Annie Elizabeth Ackworth, Elfinswood Cuckfield, Sussex

Annie Ackworth first came to my attention early in my research- I found her in The Amberley Papers-Letters and diaries of Lord and Lady Amberley edited by their son Bertrand Russell. Lady Amberley signed the petition herself, and later caused a stir by speaking at public meetings demanding the vote. In January 1873 Lord Amberley recorded in his journal that he and his wife had visited Annie for a seance . There is a full description of Annie at work as a medium. .

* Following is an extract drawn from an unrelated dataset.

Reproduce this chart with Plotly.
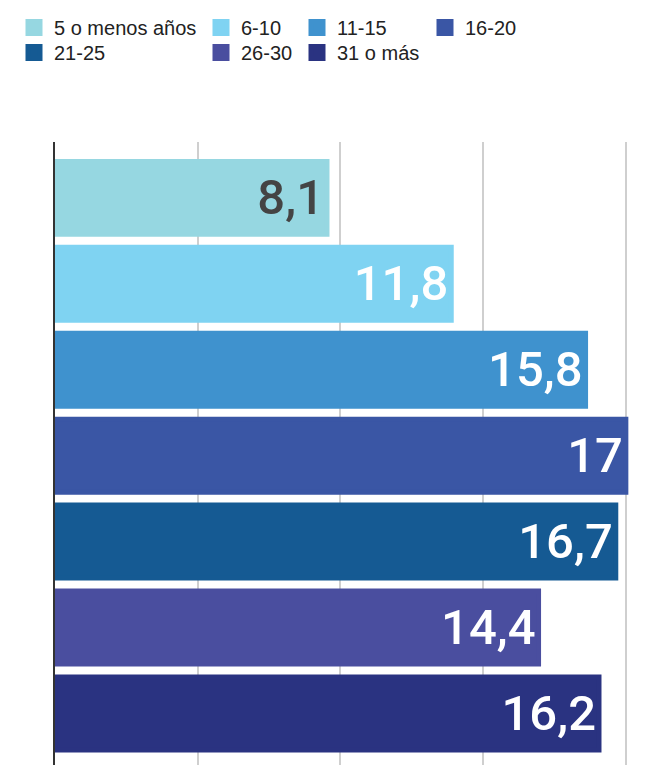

Annie Elizabeth Ackworth was born in 1841.(Anne Andrew Elizabeth Shaw) Her husband Edward Acworth MD was 31 years her senior., and she married him in 1864 in Ashford, Kent. He died in 1874, the year after the Amberley’s visited them at Elfinswood for a spiritualist session which they describe in the Amberley Papers (pp 533-536) Annie did not remarry, and died in Cuckfield in the middle of 1903. Kelly's Post Office Directory of Essex, Herts, Middlesex, Kent, Surrey and Sussex, 1867 records Edward Ackworth MD resident at Elfinsward. In the same volume he is also recorded as resident in Regency Square, Brighton The Amberley’s mention that she was a relative of Mrs Green- Could be Green Betsy Matilda Pelham nee Acworth who married George C Green in 1844, or Catherine Ackworth Green- both signed in Camberwell- Catherine may have been sister of Mr Green or married and widowed daughter of George Ackworth of Medway.